Sure, you just need to keep an eye on how much carbonation you want. With a crown cap on a champagne bottle, the crown cap will come off before you risk the glass breaking, so that will be the limiting factor. Just about any champagne bottle will accept a crown cap, but they are usually made for 29mm crowns and will require a special bell adapter. Not a big deal, the larger bell isn’t that expensive and works with many different cappers, although with the red baron style you also have to reverse the two metal plates that grip the lip on the bottle. If you have one of these, the metal plates will tap out with a hammer and punch, and they have the cut-out for a 29mm bottle on the other side.

There also are champagne bottles that use a 26mm crown, so you need to keep an eye out for what size bottles you have.

Another option is to cork-and-cap your bottles if you don’t want to mess with champagne corks and cages. Simply insert a #9 cork into the neck of the bottle and cap it with a crown cap. A lot of Belgian beers are highly carbed with this type of closure (think Cantillon, Fantome, etc). I’ve done 4 volumes CO2 with this type of closure without issue.

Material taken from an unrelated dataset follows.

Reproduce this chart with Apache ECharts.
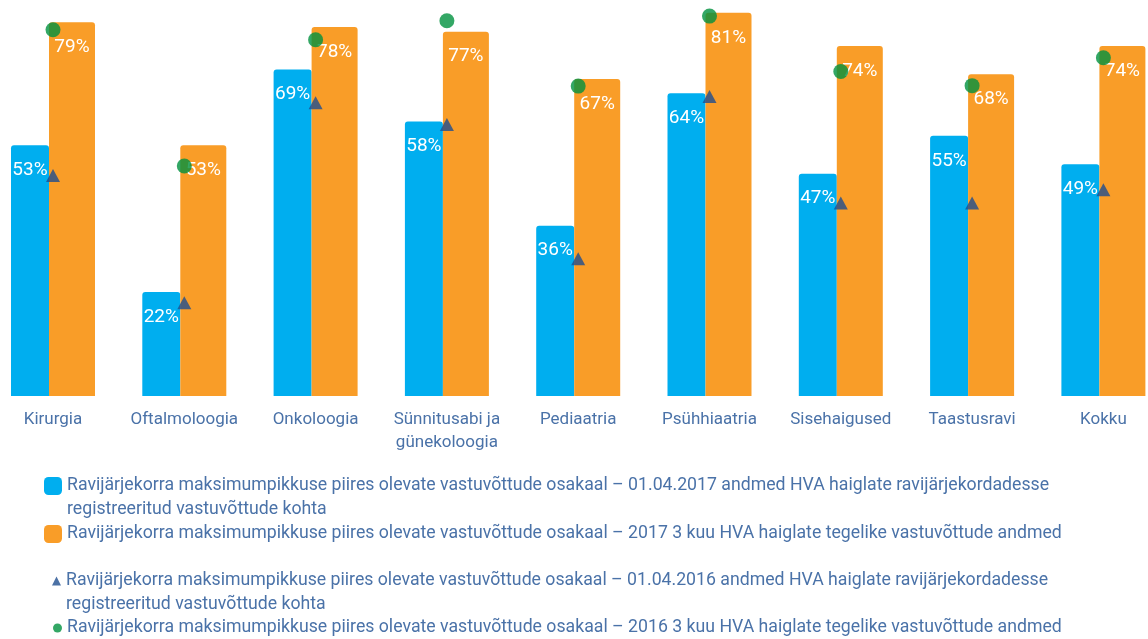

When you bottle condition your wine or mead, the things you’ll need to keep an eye on are the ABV of the beverage, the alcohol tolerance of the yeast, and the amount of time it has been sitting. If it’s been in secondary for over 6 months, there’s a good chance the yeast may not be viable and you’ll need to re-yeast to get carbonation. Even if it is, it may take a long time to carbonate. I bottled a cyser that was a year old, did not re-yeast, and it took another year to carbonate. But it eventually did carbonate.

Also, if you’ve bumped up against the alcohol tolerance of the yeast, you won’t have much luck carbonating. In this case, you’ll need to add something like EC-1118 or WLP-099 that will be able to handle higher alcohol. Just make sure that it’s fermented dry, as the new yeast may be able to consume sugars that the previous yeast could not handle.

You can use the same process between both wine and mead - there’s really no functional difference between the two.